Таким образом, чтобы полностью осознать собственно символический план государственной власти, можно воспользоваться тем решающим вкладом в теорию символических систем, который через исследование религии внес Макс Вебер, вводя при этом в анализ специализированных агентов с их специфическими интересами. В самом деле, если он, также как и Маркс, больше интересовался функциями, чем структурой символических систем (которые он, впрочем, так не называет), то все же его заслугой является то, что он обратил внимание на производителей этого особого рода продукции (т. е. на религиозных агентов в интересующем его случае) и на их взаимодействия (конфликты, соперничество и др.). В отличие от марксистов, которые оставили без внимания существование специализированных агентов производства (даже если можно привести некоторые примеры, когда Энгельс говорил, что нужно изучать сословие юристов, чтобы правильно понять право), Вебер напоминает, что для понимания религии недостаточно изучить только символические формы религиозного типа, как это делали Кассирер и Дюркгейм, или только структуру, присущую религиозному посланию или мифологическому телу, как это делали структуралисты. Вебер придает большое значение производителям религиозного послания, специфическим интересам, которые ими движут, стратегиям, используемым ими в борьбе (например, отлучение от церкви). Таким образом, чтобы получить средство для понимания этих символических систем со стороны их функции, структуры и генезиса одновременно, достаточно применить структуралистский способ мышления (совершенно чуждый Веберу) не только к символическим системам или к пространству возможных символических позиций в отношении какой-то определенной практики (допустим, религиозных посланий), но и к системе агентов, которые их производят, или, точнее, к пространству позиций (то, что я называю религиозным полем), занимаемых ими в конкурентной борьбе, сталкивающей между собой эти позиции.

Это относится и к государству. Чтобы понять символический план воздействия государства и, особенно то, что можно назвать эффектом всеобщего, нужно понять специфическое функционирование бюрократического микрокосма, а следовательно, проанализировать генезис и структуру того мира агентов государства, которые смогли превратиться в государственную знать в процессе установления государства и, в частности, в процессе производства перформативного дискурса о государстве. Под видом определения что есть государство, его порождают на свет, говоря о том, чем государство должно быть, а следовательно, о том, какова должна быть позиция производителя этих речей в разделении труда по доминированию.
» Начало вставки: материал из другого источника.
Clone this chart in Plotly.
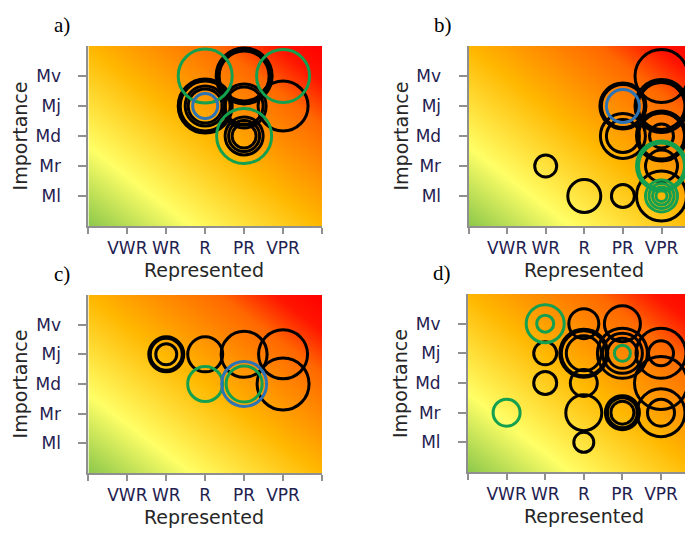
import plotly.graph_objects as go

# ---------------- data ----------------
x_categories = ["VWR", "WR", "R", "PR", "VPR"]
y_categories = ["Ml", "Mr", "Md", "Mj", "Mv"]
panel_labels = ["a)", "b)", "c)", "d)"]
x_title = "Represented"
y_title = "Importance"

# panel a  (group: k = black, g = green, b = blue)
a_x = ["R", "R", "R", "R", "PR", "PR", "PR", "PR", "PR", "PR", "PR", "PR", "VPR",
       "R", "VPR", "PR", "R"]
a_y = ["Mj", "Mj", "Mj", "Mj", "Mv", "Mv", "Mv", "Mj", "Mj", "Md", "Md", "Md", "Mj",
       "Mv", "Mv", "Md", "Mj"]
a_size = [54, 50, 40, 34, 56, 53, 50, 44, 38, 38, 31, 24, 50,
          54, 53, 55, 25]
a_group = ["k"] * 13 + ["g", "g", "g", "b"]

# panel b
b_x = ["VPR", "VPR", "VPR", "VPR", "PR", "PR", "PR", "PR", "VPR", "VPR", "VPR", "VPR", "VPR",
       "PR", "R", "WR",
       "VPR", "VPR", "VPR", "VPR", "VPR", "VPR", "PR"]
b_y = ["Mv", "Mj", "Mj", "Mj", "Mj", "Mj", "Md", "Md", "Md", "Md", "Md", "Mr", "Ml",
       "Ml", "Ml", "Mr",
       "Mr", "Mr", "Ml", "Ml", "Ml", "Ml", "Mj"]
b_size = [53, 53, 50, 47, 46, 43, 45, 33, 50, 46, 24, 32, 50,
          23, 33, 22,
          50, 46, 32, 25, 18, 11, 33]
b_group = ["k"] * 16 + ["g"] * 6 + ["b"]

# panel c
c_x = ["WR", "WR", "WR", "R", "PR", "VPR", "VPR", "R", "PR", "PR"]
c_y = ["Mj", "Mj", "Mj", "Mj", "Mj", "Mj", "Md", "Md", "Md", "Md"]
c_size = [35, 32, 21, 35, 46, 49, 52, 35, 45, 36]
c_group = ["k"] * 7 + ["g", "b", "g"]

# panel d
d_x = ["R", "PR", "WR", "R", "R", "R", "PR", "PR", "PR", "VPR", "VPR", "WR", "R", "VPR",
       "R", "PR", "PR", "PR", "VPR", "VPR", "R",
       "WR", "WR", "PR", "VWR"]
d_y = ["Mv", "Mv", "Mj", "Mj", "Mj", "Mj", "Mj", "Mj", "Mj", "Mj", "Mj", "Md", "Md", "Md",
       "Mr", "Mr", "Mr", "Mr", "Mr", "Mr", "Ml",
       "Mv", "Mv", "Mj", "Mr"]
d_size = [30, 36, 23, 48, 45, 35, 50, 40, 30, 50, 25, 23, 27, 53,
          36, 34, 30, 23, 48, 27, 20,
          38, 17, 16, 27]
d_group = ["k"] * 21 + ["g"] * 4

panels = [(a_x, a_y, a_size, a_group), (b_x, b_y, b_size, b_group),
          (c_x, c_y, c_size, c_group), (d_x, d_y, d_size, d_group)]

# ---------------- styling ----------------
OFF = 8                       # page body margin
W, H = 693 - OFF, 539 - OFF   # figure size so it fits the window exactly
group_colors = {"k": "#000000", "g": "#14A04E", "b": "#2E74B5"}
gradient = [[0.0, "#8CC84B"], [0.22, "#FFFF66"], [0.5, "#FFB700"],
            [0.78, "#FF6800"], [0.9, "#FF1500"], [1.0, "#FF0000"]]
tick_color = "#1F2150"
axis_gray = "#8F8F8F"


def fx(px):
    return (px - OFF) / W


def fy(py):
    return 1 - (py - OFF) / H


# window-pixel boxes of each plot area: (left, right, top, bottom, xmax)
boxes = [(88.4, 322, 46, 226, 6.0),
         (468.5, 693, 46, 226, (693 - 468.5) / 38.6),
         (88.4, 322, 295, 473, 6.0),
         (468, 693, 294, 472, (693 - 468) / 38.6)]

fig = go.Figure()
layout = dict(width=W, height=H, margin=dict(l=0, r=0, t=0, b=0),
              paper_bgcolor="white", plot_bgcolor="white", showlegend=False)
annotations = []

for i, ((px, py, ps, pg), (l, r, t, b, xmax)) in enumerate(zip(panels, boxes)):
    n = "" if i == 0 else str(i + 1)
    xa, ya = "x" + n, "y" + n
    # background gradient
    fig.add_trace(go.Heatmap(x=[0, 6], y=[0, 6], z=[[0, 0.5], [0.5, 1]], zmin=0, zmax=1,
                             zsmooth="best", colorscale=gradient, showscale=False,
                             hoverinfo="skip", xaxis=xa, yaxis=ya))
    for g in ["k", "g", "b"]:
        idx = [j for j in range(len(pg)) if pg[j] == g]
        if not idx:
            continue
        fig.add_trace(go.Scatter(
            x=[x_categories.index(px[j]) + 1 for j in idx],
            y=[y_categories.index(py[j]) + 1 for j in idx],
            mode="markers", xaxis=xa, yaxis=ya, hoverinfo="skip",
            marker=dict(symbol="circle-open", size=[ps[j] for j in idx], opacity=1,
                        color=group_colors[g], line=dict(width=3))))
    layout["xaxis" + n] = dict(
        domain=[fx(l), min(fx(r), 1.0)], range=[0, xmax], anchor=ya,
        tickvals=list(range(0, 7)), ticktext=[""] + x_categories + [""],
        showline=True, linecolor=axis_gray, linewidth=2, ticks="outside",
        ticklen=6, tickwidth=1.5, tickcolor=axis_gray, showgrid=False, zeroline=False,
        tickfont=dict(family="DejaVu Sans", size=17, color=tick_color))
    layout["yaxis" + n] = dict(
        domain=[fy(b), fy(t)], range=[0, 6], anchor=xa,
        tickvals=list(range(1, 6)), ticktext=y_categories,
        showline=True, linecolor=axis_gray, linewidth=2, ticks="outside",
        ticklen=8, tickwidth=1.5, tickcolor=axis_gray, showgrid=False, zeroline=False,
        ticklabelstandoff=14,
        tickfont=dict(family="DejaVu Sans", size=17, color=tick_color))
    # axis titles
    xc = (l + l + 6 * 38.6) / 2
    annotations.append(dict(text=x_title, x=fx(xc), y=fy(b + 44), xref="paper",
                            yref="paper", showarrow=False, xanchor="center", yanchor="middle",
                            font=dict(family="DejaVu Sans", size=19, color="#262626")))
    annotations.append(dict(text=y_title, x=fx(l - 68), y=fy((t + b) / 2),
                            xref="paper", yref="paper", showarrow=False, textangle=-90,
                            xanchor="center", yanchor="middle",
                            font=dict(family="DejaVu Sans", size=19, color="#262626")))
    # panel letter
    annotations.append(dict(text=panel_labels[i], x=fx(l - 26), y=fy(t - 21),
                            xref="paper", yref="paper", showarrow=False,
                            xanchor="center", yanchor="middle",
                            font=dict(family="Liberation Serif", size=21, color="black")))

layout["annotations"] = annotations
fig.update_layout(**layout)
fig.write_html("out.html")
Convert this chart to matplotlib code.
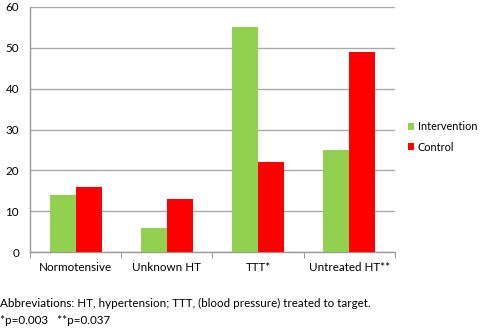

Следует особое внимание обратить на структуру правового поля, пролить свет на родовой интерес сословия обладателей той особой формы культурного капитала, предрасположенного функционировать как символический, какой является юридическая компетенция, а также обратить внимание на специфические интересы, которые навязываются каждому из них в зависимости от его позиции в еще недостаточно автономном правовом поле, иначе говоря, — в основном по отношению к королевской власти. Чтобы дать себе отчет в эффектах универсализации и рационализации, о которых я упоминал, нужно еще понять почему эти агенты были заинтересованы в придании универсальной формы выражению их частного интереса, в создании теории государственной службы, общественного порядка и в отделении государственного интереса от династического, от «королевского дома», в изобретении «Res publica», а затем и республики как высшей по отношению к агентам инстанции, даже если речь шла о короле, являвшимся «временным» ее воплощением. Понять каким образом — в силу и по причине их специфического капитала и их частных интересов — обладатели юридической компетенции были подведены к тому, чтобы порождать дискурс государства, который при всем том, что служил оправданием их позиции, представлял государство — fictio juris, которое мало помалу перестало быть простой выдумкой юристов и превратилось в самостоятельный порядок, способный принудить к повсеместному подчинению его задачам и его функционированию и заставляющий признать его устои.